## Your instructions
Output the first line of the listing and each line after it, up to and including the line that contains "import matplotlib.pyplot as plt", exactly as written, minus the pictures.

## Input
= = = = =
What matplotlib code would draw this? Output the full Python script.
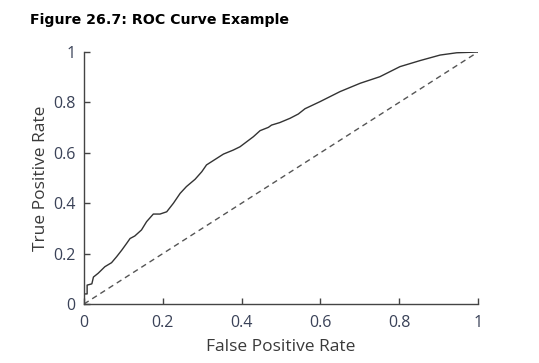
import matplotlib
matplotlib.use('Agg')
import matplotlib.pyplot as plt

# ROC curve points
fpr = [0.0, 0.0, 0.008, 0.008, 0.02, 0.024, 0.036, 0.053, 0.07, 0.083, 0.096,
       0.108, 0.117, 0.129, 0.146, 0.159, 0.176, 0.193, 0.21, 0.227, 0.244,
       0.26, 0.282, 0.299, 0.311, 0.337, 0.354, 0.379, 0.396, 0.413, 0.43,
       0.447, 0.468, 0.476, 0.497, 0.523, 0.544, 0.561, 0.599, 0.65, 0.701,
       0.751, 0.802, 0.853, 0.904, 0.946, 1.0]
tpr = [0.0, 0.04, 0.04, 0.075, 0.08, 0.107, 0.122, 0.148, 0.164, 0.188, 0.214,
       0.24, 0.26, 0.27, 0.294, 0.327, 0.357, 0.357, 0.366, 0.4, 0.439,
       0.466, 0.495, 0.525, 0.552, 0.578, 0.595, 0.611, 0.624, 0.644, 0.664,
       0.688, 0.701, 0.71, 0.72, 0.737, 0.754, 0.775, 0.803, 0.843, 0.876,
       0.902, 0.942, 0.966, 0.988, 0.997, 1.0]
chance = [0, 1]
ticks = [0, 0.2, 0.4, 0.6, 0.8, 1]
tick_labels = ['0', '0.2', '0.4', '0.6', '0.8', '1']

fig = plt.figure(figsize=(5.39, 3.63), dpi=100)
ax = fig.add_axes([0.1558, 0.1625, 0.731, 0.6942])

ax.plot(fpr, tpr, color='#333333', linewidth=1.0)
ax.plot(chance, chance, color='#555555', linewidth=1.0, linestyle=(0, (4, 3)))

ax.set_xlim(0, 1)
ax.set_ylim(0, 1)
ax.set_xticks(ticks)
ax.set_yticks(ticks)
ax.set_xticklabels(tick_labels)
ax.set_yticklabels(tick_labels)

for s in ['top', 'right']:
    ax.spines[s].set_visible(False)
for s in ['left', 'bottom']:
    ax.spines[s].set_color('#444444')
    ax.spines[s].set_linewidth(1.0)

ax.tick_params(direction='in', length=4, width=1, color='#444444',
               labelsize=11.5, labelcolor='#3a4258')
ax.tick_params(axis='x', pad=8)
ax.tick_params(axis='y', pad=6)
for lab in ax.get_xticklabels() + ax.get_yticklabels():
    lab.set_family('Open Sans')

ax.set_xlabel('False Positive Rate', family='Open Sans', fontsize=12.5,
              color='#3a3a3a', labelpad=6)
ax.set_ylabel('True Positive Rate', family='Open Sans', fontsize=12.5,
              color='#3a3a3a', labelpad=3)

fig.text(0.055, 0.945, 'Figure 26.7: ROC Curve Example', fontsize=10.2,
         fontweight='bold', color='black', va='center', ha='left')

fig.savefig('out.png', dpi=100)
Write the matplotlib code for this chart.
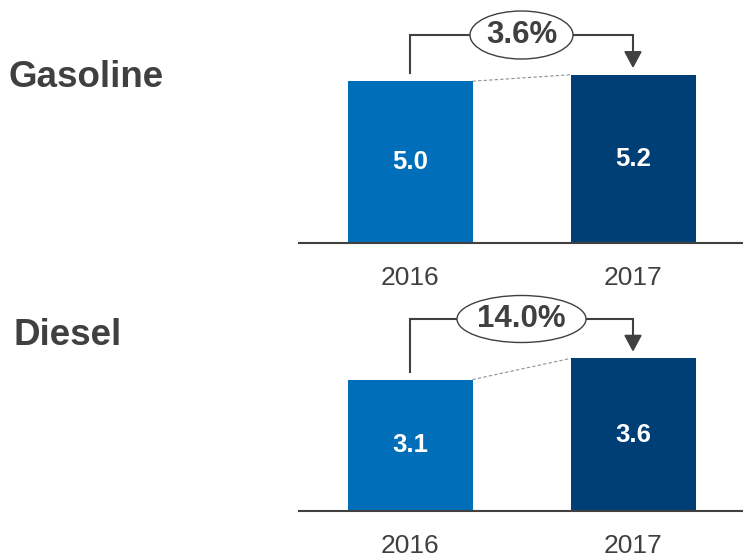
= = = = =
## The reply
What matplotlib code would draw this? Output the full Python script.
import matplotlib
matplotlib.use('Agg')
import matplotlib.pyplot as plt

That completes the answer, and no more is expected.